In production
AI training presentation
A presentation about AI that proves the point by running real AI live, in the room.

Most presentations about AI are slides describing AI. I wanted one that demonstrated it — a real web app, run from my laptop in the browser, with live working AI demos embedded directly in the slides. You don't tell a non-technical audience what AI can do; you show them, on their own questions, in real time.
What it is
A browser-based interactive presentation built for non-technical business audiences. Alongside the narrative slides sit live demos that call real models — so the "what AI can do" claim is made by the thing doing it, not by a bullet point.
The decision that matters: design for failure in the room
Live demos in front of an audience are a trap. The network drops, an API rate-limits, a model is slow — and the talk dies on stage.
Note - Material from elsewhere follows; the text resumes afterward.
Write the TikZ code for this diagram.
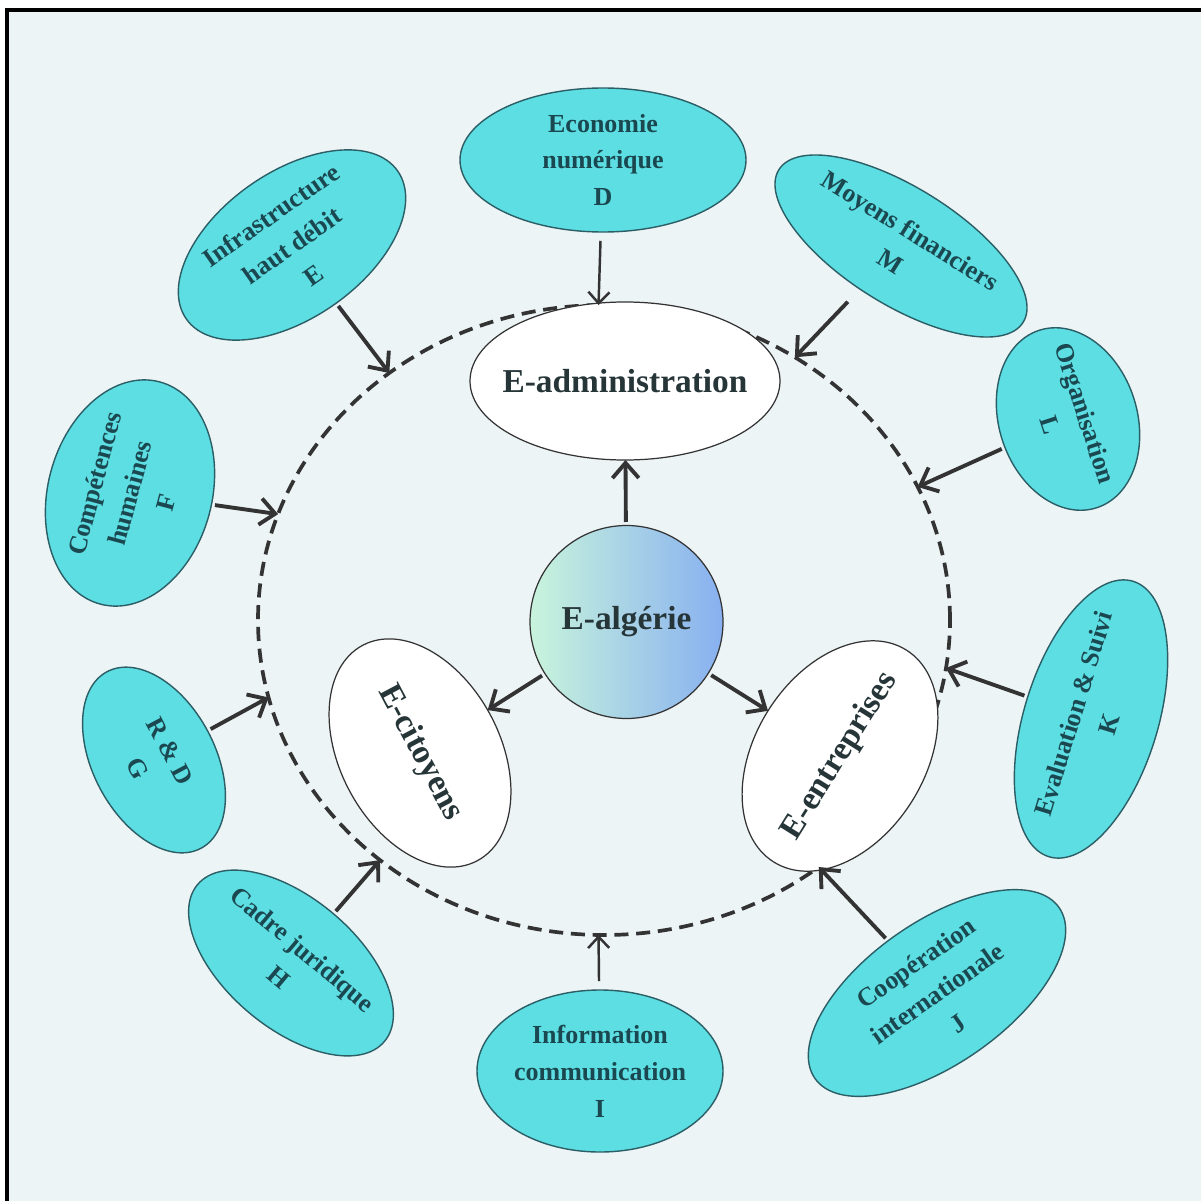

So the load-bearing rule isn't a feature; it's a discipline:
Every API-calling demo has static fallback content that activates silently on failure. No error message is ever shown to an audience. Streaming demos replay fallback events with staggered delays, so even the failure case looks like a working demo.
That single rule is the difference between a demo that's impressive when the wifi holds and one you can actually stand up and rely on. It's the same instinct that runs through everything here: assume the live path will fail at the worst moment, and design so the failure is invisible.
Where it is now
In production, and proven in the room. It's been delivered live — multiple times, to senior business audiences — and the silent-fallback discipline has earned its place on more than one of those occasions.